**PROVIDED RECORDS**

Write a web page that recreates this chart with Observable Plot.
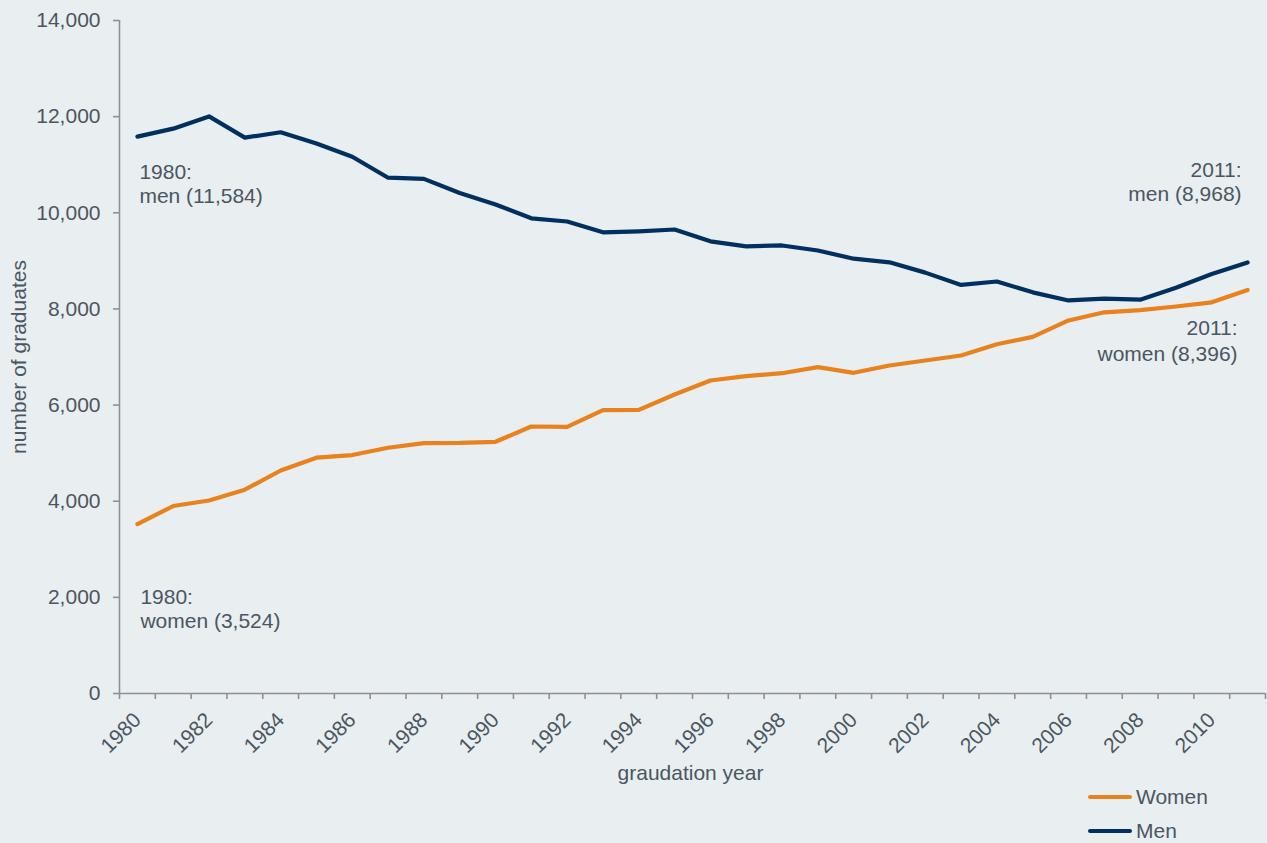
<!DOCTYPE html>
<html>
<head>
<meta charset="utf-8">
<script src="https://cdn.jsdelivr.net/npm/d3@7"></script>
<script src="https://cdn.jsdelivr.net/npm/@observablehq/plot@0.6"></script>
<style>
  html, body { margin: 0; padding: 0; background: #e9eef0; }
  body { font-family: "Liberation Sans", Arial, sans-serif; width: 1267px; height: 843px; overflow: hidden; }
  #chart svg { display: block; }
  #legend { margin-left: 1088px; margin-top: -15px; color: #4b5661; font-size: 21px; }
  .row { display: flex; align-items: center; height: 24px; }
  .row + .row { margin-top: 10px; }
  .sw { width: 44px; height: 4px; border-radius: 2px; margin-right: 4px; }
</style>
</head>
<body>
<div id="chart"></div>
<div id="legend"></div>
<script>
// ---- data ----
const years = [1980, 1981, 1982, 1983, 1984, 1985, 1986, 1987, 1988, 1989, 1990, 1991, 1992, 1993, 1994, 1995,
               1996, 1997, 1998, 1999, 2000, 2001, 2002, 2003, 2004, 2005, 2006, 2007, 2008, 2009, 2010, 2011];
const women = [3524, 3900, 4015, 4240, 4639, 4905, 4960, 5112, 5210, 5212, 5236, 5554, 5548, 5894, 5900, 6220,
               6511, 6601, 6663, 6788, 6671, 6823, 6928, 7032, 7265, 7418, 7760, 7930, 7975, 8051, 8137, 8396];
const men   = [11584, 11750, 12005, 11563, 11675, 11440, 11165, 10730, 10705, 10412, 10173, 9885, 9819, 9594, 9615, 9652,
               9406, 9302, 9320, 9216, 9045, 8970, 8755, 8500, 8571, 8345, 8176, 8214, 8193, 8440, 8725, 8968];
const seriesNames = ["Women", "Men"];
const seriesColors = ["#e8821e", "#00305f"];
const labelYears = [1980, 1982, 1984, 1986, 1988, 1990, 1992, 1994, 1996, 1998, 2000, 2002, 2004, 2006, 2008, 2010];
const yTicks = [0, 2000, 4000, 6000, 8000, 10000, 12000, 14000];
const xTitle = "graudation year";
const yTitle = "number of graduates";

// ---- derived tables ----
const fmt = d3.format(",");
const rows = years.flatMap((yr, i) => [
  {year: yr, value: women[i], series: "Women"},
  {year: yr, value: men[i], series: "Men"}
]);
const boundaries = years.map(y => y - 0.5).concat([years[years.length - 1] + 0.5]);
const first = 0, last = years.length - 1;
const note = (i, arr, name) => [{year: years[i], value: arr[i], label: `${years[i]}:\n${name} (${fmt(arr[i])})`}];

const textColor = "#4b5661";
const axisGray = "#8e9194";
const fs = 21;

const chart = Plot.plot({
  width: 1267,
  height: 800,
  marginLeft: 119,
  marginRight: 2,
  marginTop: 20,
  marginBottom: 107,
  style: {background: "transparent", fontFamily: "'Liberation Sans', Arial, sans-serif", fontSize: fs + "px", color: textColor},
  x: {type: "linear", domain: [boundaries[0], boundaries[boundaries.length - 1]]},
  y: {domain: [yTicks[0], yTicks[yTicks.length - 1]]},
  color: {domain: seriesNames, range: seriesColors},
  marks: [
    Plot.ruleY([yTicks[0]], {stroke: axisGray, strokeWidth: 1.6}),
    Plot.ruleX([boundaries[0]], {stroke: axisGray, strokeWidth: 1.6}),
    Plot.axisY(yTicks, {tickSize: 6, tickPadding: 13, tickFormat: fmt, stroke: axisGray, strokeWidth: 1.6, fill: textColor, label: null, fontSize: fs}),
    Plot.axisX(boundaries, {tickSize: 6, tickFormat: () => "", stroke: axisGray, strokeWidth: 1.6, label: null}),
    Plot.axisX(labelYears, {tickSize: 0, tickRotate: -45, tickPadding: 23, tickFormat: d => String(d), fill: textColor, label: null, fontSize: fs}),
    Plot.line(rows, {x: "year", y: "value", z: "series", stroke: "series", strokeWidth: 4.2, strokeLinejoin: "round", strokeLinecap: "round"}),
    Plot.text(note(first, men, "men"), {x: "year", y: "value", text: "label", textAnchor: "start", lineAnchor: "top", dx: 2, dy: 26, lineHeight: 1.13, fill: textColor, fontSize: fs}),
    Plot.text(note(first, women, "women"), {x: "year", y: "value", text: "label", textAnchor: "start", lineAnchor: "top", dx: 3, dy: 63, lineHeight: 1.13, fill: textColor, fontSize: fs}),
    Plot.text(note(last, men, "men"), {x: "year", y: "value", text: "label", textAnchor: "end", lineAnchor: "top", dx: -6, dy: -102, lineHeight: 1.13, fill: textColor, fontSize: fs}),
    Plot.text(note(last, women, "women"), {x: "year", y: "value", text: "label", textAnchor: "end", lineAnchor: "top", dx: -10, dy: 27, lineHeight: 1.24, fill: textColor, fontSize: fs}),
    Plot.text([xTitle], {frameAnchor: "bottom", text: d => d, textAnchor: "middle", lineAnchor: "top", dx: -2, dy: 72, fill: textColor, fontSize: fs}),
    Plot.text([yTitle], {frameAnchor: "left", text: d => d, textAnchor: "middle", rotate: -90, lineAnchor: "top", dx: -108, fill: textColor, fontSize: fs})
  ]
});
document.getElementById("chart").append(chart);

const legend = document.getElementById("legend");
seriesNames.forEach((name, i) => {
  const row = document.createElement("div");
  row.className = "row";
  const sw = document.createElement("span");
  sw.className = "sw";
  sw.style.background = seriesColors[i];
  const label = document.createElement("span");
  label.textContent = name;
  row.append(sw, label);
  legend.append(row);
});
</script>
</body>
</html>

* * *

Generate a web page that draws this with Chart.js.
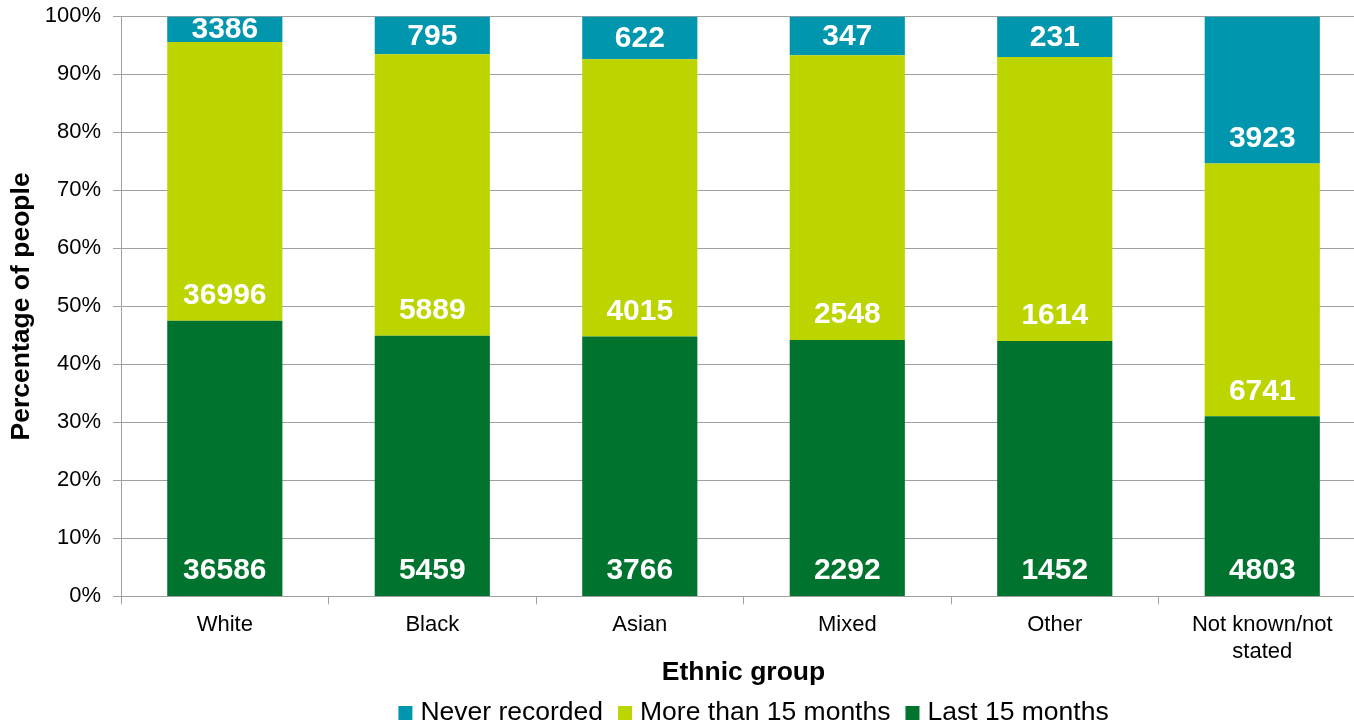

...

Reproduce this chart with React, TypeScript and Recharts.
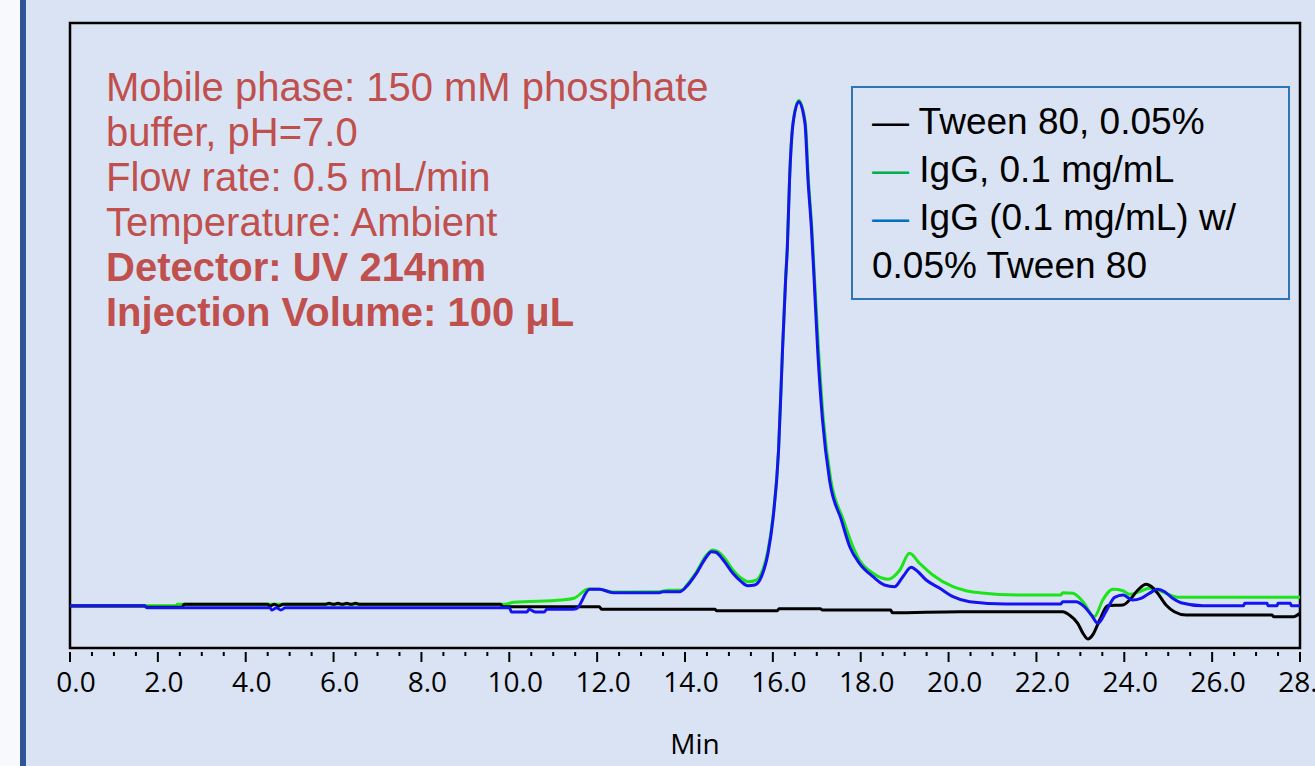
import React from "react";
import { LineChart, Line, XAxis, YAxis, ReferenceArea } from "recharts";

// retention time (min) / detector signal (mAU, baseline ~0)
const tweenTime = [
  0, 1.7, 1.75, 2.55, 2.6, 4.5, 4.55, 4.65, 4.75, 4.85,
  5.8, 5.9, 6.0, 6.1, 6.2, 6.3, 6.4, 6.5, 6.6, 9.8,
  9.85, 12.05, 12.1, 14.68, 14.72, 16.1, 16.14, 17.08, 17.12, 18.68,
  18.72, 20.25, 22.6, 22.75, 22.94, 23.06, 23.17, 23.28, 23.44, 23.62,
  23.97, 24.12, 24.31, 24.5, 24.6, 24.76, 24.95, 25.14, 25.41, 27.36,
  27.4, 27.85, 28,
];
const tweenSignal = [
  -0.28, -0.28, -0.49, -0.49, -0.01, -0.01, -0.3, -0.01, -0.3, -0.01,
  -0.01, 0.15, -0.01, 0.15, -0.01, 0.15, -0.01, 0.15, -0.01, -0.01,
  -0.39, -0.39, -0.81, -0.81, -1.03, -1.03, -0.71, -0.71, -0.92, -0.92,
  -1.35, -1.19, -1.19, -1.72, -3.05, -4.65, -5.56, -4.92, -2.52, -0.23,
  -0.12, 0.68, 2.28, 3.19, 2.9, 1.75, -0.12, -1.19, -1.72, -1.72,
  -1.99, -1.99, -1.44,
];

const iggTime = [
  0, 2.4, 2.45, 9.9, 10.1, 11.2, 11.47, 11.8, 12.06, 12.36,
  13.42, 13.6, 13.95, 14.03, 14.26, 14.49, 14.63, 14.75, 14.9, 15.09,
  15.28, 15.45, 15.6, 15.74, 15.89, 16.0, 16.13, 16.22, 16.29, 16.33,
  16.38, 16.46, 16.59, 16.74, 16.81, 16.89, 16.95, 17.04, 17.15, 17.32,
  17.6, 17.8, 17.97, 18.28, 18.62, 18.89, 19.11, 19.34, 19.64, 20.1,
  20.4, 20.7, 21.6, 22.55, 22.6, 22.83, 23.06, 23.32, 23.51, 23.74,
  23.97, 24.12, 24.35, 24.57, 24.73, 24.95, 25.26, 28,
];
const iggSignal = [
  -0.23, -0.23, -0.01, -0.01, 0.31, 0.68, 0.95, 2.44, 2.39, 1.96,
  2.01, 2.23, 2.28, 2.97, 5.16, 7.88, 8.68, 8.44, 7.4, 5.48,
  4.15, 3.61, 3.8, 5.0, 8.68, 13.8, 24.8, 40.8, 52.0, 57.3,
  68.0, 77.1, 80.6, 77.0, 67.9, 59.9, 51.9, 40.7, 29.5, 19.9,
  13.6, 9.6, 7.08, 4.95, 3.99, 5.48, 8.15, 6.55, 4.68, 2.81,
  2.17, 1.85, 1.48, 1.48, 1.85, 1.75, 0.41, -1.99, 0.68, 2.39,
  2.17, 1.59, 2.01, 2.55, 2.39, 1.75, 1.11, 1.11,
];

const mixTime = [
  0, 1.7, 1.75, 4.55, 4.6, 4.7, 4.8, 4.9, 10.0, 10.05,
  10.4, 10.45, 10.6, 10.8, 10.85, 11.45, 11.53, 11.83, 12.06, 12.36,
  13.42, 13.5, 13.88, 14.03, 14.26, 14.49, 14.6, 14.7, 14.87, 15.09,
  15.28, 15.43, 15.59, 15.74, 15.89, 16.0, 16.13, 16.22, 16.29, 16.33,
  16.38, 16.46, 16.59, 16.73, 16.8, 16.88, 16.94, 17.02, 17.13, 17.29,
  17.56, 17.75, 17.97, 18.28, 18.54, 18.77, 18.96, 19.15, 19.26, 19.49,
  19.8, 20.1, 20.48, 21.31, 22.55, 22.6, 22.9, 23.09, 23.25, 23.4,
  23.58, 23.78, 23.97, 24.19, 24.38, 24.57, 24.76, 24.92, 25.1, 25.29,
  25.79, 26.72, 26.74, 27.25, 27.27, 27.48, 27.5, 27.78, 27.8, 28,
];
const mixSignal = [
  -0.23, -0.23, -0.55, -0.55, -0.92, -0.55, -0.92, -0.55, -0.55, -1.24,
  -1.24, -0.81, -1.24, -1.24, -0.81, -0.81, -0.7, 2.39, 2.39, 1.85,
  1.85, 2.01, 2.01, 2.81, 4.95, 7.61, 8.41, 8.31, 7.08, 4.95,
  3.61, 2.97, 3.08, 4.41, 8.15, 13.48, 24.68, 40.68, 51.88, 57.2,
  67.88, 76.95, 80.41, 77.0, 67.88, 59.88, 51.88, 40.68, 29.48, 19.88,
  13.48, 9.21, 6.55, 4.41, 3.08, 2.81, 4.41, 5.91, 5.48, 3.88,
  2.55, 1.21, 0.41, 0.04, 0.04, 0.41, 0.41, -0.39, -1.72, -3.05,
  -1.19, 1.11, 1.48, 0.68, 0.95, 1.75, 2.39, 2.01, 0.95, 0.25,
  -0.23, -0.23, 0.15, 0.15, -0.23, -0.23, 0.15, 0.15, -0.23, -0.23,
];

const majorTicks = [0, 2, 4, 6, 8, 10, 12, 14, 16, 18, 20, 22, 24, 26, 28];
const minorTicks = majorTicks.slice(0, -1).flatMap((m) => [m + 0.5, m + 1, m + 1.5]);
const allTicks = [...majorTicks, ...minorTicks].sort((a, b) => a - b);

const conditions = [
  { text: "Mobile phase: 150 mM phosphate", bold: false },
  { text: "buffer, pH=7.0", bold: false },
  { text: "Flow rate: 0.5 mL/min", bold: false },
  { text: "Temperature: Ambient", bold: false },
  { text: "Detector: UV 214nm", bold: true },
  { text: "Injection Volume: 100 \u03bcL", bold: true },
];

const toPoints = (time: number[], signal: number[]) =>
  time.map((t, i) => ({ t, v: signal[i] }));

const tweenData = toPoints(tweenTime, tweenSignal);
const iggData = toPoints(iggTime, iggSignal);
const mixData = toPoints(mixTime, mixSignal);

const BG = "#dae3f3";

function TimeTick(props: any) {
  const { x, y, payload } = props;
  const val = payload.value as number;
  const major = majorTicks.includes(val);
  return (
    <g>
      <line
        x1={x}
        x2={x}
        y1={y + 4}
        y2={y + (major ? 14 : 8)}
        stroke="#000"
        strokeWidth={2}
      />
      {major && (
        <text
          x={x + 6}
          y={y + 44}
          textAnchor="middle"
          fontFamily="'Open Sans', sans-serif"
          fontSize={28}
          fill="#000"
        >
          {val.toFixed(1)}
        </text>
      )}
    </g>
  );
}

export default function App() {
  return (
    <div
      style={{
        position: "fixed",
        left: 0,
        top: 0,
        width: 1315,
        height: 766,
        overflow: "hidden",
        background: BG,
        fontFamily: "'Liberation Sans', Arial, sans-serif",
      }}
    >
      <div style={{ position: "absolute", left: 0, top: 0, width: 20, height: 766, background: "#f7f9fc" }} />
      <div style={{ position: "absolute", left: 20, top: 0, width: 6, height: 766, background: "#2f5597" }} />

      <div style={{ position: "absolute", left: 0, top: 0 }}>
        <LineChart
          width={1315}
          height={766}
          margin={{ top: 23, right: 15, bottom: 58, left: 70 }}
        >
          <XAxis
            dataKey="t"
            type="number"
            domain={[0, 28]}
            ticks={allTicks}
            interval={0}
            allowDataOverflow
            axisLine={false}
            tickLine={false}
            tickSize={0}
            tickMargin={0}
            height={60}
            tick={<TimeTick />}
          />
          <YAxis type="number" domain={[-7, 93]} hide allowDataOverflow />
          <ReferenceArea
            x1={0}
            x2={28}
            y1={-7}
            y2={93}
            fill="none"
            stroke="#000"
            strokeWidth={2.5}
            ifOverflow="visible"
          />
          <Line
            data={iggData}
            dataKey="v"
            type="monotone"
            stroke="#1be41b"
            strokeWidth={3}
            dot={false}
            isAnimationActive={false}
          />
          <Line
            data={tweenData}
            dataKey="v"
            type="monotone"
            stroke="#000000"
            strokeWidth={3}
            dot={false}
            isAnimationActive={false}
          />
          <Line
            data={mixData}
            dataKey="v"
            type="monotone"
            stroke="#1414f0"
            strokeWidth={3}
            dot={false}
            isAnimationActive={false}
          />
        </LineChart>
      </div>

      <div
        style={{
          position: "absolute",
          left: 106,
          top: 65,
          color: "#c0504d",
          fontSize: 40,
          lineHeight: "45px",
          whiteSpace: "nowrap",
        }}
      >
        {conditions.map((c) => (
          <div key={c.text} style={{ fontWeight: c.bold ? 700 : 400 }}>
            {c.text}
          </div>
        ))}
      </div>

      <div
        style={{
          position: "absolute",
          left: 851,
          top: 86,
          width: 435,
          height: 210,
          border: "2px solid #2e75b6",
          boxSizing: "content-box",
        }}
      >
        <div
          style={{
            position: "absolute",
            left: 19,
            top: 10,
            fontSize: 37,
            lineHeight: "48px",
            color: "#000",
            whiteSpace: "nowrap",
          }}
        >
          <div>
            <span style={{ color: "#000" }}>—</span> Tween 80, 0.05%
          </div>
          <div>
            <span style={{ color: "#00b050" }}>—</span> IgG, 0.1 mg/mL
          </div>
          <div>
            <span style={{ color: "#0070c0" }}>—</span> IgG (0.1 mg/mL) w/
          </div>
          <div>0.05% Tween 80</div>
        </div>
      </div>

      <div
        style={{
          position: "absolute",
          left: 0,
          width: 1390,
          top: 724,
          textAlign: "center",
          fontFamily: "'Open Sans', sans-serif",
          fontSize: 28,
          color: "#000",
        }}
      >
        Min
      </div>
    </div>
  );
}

**TASK OBJECTIVE**
In the listing above, find the line containing "Reproduce this chart" and the line containing "XAxis, YAxis, ReferenceArea". Print those two lines and every line between them exactly, with no pictures.

**RESULT BELOW**
Reproduce this chart with React, TypeScript and Recharts.
import React from "react";
import { LineChart, Line, XAxis, YAxis, ReferenceArea } from "recharts";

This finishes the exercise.